10 сентября 1884 года в десяти верстах от Амги, в Яммалахской пади, под огромной лиственницей, сплошь увешанной якутскими амулетами, состоялось грустное веселье — проводы отъезжающего Короленко. Афанасьева приготовила чай, закуску. Аптекман сказал растроганно уезжающему:

— Если кто-нибудь обрадуется вашему возвращению, то это ваша мать.

Короленко улыбнулся недогадливому товарищу: столько раз был у него в гостях Осип Васильевич, одно время даже жили вместе, а вот карточка Дуни ему ни о чем не сказала.

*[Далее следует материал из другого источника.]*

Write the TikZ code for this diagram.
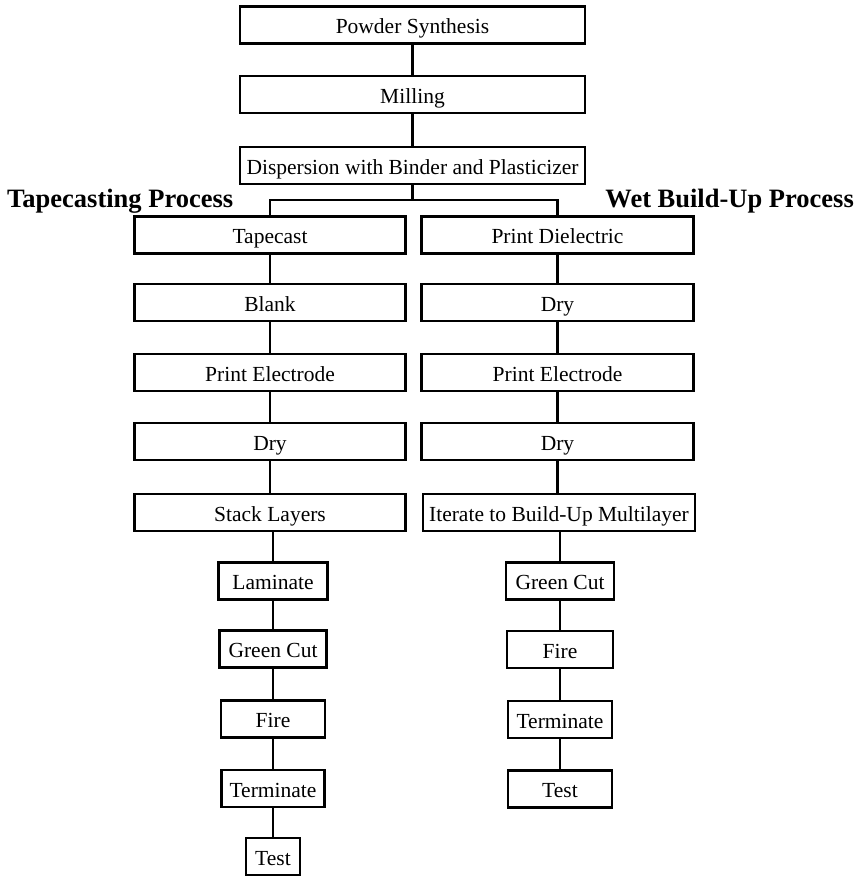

Нетерпеливо пофыркивают лошади. Пора ехать. Афанасьева не скрывает слез. Мужчины сосредоточенны, хмуры.

Короленко вскакивает в тронувшуюся тележку, снимает фуражку и машет, машет… Вот стоящие под деревом люди стали еле заметны, вот скрылась из глаз и громадная лиственница.

Потянулись по сторонам дороги хмурые осенние леса, надвинулись вершины дальних гор. Из чужих края эти стали знакомыми, и, хотя по-настоящему полюбить Короленко их не смог, он чувствовал сейчас, что сердце щемит и ноет. Или это боль о прожитом, о невозвратно ушедшем — кто знает?.. А сейчас вперед, вперед!

Якутск, Олекминск, Киренск, Верхоленск. Зима гналась по пятам. Приходилось торопиться. Начинались морозы, метели. Хотелось поскорее выбраться из плена здешних гор на сибирские просторы.

В Томске, как и почти во всех крупных городах, где были колонии ссыльных, Короленко читал своего «Макара». Об этом произведении всюду уже знали еще до приезда автора, как знали и о том, что он отказался от присяги. Малознакомые, а то и вовсе незнакомые люди высказывали ему свое уважение, с огромным вниманием слушали его рассказы о Якутии, сердечно напутствовали, провожая в Россию.

Для ссыльных томичан приезд Короленко был целым событием. Приветствовали его писатель Константин Михайлович Станюкович, революционер-народник Феликс Вадимович Волховский.